Penulis ‘Robohnya Surau Kami’ dan menguasai berbagai kesenian seperti seni rupa
dan musik, ini meninggal dunia dalam usia hampir 79 tahun, sekitar pukul 05.00,
Sabtu 22 Maret 2003, di Rumah Sakit Yos Sudarso, Padang. Indonesia
kehilangan sastrawan fenomenal.
Sang Pencemooh kelahiran Kampung Jawa, Padangpanjang, 17 November 1924,ini
adalah salah seorang tokoh yang ceplas-ceplos, apa adanya. Kritik-kritik
sosialnya mengalir apa adanya untuk membangunkan kesadaran setiap pribadi agar
hidup lebih bermakna. Ia selalu mengatakan yang hitam itu hitam dan yang putih
itu putih. Ia amat gelisah melihat negeri ini digerogoti para kopruptor.

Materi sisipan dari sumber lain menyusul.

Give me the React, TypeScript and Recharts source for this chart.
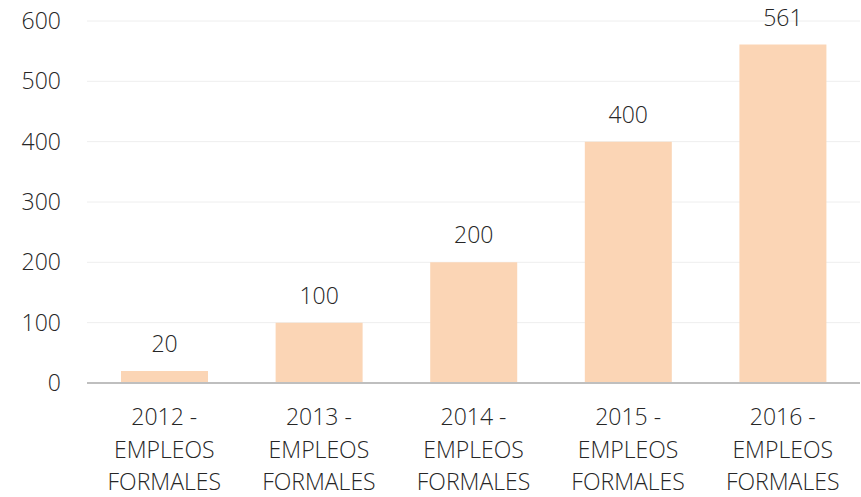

Maka
pada suatu kesempatan ia mengatakan kendati menulis adalah alat utamanya dalam
kehidupan tapi jika dikasih memilih ia akan pilih jadi penguasa untuk
menangkapi para koruptor. Walaupun ia tahu risikonya, mungkin dalam tiga bulan,
ia justeru akan duluan ditembak mati oleh para koruptor itu.
Kini, ia telah pergi. Dunia sastra Indonesia kehilangan salah seorang
sastrawan besar. Ia meninggalkan satu orang isteri Aksari Yasin yang dinikahi
tahun 1957 dan tujuh orang anak yakni Dini Akbari, Lusi Bebasari, Dedi Andika,
Lenggogini, Gemala Ranti, Rinto Amanda, dan Rika Anggraini serta sejumlah 13 cucu.
Ia dikebumikan di Taman Pemakaman Umum (TPU) Tunggul Hitam, Padang.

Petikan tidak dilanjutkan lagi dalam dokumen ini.